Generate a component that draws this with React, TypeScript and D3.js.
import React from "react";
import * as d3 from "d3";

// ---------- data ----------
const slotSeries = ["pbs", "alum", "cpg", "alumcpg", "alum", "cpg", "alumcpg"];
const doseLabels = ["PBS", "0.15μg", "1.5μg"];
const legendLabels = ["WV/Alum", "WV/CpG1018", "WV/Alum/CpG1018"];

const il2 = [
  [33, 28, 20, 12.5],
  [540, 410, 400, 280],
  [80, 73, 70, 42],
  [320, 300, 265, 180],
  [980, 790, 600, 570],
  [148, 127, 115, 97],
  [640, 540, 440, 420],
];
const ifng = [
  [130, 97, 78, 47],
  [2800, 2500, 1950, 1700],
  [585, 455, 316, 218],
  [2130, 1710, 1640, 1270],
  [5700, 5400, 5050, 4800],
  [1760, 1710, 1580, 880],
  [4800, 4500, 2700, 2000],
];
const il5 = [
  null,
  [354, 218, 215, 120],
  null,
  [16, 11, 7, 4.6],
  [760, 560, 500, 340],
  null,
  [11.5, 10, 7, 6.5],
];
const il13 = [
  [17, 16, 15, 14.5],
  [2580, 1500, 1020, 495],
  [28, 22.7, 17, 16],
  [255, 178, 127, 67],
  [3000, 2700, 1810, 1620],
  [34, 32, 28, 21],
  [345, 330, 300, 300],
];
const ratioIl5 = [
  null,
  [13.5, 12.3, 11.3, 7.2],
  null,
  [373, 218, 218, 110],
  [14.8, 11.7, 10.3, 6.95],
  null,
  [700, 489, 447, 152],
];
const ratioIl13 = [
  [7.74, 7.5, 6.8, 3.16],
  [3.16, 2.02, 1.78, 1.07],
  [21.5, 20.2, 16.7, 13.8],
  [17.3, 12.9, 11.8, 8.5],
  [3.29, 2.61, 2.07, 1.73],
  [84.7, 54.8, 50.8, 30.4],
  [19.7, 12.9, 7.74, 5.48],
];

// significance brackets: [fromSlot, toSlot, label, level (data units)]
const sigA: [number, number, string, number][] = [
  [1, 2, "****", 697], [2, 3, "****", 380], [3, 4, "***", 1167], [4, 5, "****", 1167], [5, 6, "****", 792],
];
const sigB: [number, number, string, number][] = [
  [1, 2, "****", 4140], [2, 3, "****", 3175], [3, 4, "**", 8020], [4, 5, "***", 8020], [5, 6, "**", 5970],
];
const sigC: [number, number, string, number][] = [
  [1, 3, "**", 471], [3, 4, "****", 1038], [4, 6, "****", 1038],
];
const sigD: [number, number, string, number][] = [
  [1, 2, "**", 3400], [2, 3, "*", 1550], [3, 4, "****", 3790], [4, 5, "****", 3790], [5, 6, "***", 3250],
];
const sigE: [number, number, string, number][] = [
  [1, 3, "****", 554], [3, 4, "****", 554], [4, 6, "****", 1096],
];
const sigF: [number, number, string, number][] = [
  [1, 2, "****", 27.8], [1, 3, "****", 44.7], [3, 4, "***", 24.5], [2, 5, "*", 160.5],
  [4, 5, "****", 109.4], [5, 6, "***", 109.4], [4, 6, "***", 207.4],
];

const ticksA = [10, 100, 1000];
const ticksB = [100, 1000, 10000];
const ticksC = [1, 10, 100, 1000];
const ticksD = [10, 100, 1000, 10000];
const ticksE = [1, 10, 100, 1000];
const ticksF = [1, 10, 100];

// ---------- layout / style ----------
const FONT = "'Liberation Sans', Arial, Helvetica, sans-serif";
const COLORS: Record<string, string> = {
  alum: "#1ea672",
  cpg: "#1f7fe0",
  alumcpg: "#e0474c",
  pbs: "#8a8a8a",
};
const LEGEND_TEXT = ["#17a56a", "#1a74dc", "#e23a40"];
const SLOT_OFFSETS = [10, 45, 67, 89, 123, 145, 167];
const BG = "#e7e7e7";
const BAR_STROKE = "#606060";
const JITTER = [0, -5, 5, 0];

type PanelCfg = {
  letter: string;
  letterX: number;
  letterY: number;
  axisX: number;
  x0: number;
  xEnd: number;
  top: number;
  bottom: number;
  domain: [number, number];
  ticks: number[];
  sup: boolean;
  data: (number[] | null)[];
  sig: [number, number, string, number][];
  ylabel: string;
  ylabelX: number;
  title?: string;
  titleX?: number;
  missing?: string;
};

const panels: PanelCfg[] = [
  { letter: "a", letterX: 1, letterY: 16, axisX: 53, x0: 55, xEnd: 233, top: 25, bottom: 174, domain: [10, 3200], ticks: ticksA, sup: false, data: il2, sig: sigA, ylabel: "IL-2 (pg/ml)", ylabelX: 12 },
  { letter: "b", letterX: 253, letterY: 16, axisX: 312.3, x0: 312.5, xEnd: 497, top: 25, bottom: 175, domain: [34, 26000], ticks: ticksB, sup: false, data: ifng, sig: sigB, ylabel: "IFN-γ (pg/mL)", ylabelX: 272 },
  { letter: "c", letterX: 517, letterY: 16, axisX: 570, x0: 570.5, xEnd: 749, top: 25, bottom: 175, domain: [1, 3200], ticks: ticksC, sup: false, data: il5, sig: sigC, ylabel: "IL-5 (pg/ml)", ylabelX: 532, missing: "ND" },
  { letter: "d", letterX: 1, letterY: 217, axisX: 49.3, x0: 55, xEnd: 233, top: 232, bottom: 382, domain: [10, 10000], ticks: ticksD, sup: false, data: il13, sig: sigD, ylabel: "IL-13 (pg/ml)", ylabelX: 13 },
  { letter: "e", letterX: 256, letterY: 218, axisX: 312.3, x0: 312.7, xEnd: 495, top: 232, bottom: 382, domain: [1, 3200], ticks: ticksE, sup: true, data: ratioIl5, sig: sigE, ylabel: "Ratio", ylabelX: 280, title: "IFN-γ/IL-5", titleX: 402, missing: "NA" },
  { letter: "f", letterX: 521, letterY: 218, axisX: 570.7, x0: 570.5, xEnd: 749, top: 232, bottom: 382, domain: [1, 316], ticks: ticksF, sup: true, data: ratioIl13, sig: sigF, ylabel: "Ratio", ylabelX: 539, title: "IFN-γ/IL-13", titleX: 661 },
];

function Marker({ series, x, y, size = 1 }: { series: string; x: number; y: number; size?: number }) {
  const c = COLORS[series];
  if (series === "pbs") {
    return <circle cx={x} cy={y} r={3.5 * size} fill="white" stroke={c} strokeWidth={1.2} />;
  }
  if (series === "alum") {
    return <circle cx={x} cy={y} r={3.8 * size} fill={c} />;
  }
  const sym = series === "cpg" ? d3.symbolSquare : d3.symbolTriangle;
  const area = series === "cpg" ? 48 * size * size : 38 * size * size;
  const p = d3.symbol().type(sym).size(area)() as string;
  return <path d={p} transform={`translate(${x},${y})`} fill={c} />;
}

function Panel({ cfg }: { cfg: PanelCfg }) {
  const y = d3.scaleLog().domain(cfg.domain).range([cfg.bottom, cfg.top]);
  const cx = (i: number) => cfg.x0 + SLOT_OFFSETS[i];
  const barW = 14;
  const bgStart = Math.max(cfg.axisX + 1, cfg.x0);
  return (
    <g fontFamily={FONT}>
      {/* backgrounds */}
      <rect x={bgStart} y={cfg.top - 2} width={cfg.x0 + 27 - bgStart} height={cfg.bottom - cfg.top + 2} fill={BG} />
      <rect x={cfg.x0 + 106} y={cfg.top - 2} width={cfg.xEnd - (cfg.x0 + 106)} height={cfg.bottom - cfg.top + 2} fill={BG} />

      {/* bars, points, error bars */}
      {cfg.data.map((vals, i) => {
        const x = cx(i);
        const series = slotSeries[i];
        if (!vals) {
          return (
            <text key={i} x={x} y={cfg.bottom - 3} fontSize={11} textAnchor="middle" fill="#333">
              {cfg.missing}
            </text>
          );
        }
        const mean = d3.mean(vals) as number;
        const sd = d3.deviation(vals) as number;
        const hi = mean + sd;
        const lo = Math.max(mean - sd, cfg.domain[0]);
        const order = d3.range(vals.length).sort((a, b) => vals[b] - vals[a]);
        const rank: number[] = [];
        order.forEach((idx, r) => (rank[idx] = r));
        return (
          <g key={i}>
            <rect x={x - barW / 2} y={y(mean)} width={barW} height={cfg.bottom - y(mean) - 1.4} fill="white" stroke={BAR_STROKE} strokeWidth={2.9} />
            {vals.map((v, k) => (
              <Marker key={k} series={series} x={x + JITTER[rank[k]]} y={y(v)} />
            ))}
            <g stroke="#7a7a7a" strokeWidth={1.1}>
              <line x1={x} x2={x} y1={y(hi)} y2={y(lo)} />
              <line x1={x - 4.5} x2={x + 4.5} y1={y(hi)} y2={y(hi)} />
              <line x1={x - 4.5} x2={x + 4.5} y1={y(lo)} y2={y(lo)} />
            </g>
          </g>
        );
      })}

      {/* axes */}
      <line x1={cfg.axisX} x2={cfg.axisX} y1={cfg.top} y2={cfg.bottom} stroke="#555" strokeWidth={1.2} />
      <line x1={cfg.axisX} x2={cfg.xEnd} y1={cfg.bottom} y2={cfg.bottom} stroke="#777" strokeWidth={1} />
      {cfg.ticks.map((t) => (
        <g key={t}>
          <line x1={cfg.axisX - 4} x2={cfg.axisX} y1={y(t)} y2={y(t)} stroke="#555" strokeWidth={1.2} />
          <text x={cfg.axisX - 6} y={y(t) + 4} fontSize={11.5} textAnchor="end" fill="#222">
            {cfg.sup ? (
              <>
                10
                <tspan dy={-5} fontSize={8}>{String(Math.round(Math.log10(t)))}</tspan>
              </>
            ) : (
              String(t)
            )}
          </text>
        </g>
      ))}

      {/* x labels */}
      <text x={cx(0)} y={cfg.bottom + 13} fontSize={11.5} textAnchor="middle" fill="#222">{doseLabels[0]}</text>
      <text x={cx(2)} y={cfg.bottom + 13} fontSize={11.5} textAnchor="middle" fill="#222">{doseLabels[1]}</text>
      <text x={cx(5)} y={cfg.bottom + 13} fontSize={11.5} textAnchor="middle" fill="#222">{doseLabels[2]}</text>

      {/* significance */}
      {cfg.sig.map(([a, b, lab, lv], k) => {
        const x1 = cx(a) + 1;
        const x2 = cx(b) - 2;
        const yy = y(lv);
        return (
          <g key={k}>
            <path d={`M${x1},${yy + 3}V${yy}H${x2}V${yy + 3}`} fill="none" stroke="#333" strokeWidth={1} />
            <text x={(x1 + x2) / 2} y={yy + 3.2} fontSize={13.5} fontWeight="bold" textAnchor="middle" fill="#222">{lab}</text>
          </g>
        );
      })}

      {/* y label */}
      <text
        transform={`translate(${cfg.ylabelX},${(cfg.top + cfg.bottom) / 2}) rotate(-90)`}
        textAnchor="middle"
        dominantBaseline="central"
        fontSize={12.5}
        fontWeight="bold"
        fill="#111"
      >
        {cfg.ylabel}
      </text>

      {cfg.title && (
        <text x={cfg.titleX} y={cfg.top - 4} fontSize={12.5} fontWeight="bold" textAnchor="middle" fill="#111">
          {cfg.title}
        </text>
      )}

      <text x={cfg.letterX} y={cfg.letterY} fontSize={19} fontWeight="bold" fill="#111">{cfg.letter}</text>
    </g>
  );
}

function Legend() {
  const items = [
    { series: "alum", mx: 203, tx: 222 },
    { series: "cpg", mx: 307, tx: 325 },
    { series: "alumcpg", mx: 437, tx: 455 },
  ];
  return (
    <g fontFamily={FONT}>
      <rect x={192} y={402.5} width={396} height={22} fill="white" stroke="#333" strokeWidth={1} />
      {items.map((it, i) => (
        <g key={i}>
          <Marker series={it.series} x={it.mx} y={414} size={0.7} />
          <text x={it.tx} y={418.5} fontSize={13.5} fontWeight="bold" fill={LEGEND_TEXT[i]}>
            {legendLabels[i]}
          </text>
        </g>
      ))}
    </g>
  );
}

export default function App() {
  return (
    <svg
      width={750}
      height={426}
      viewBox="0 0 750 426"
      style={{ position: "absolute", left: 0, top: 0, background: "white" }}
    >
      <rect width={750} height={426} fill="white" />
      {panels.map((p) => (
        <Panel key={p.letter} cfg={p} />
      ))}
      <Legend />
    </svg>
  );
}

Task directions: Copy exactly the lines that run from the first line of the data to the line containing "import * as", please, with both ends included and nothing else.

Written response:
Generate a component that draws this with React, TypeScript and D3.js.
import React from "react";
import * as d3 from "d3";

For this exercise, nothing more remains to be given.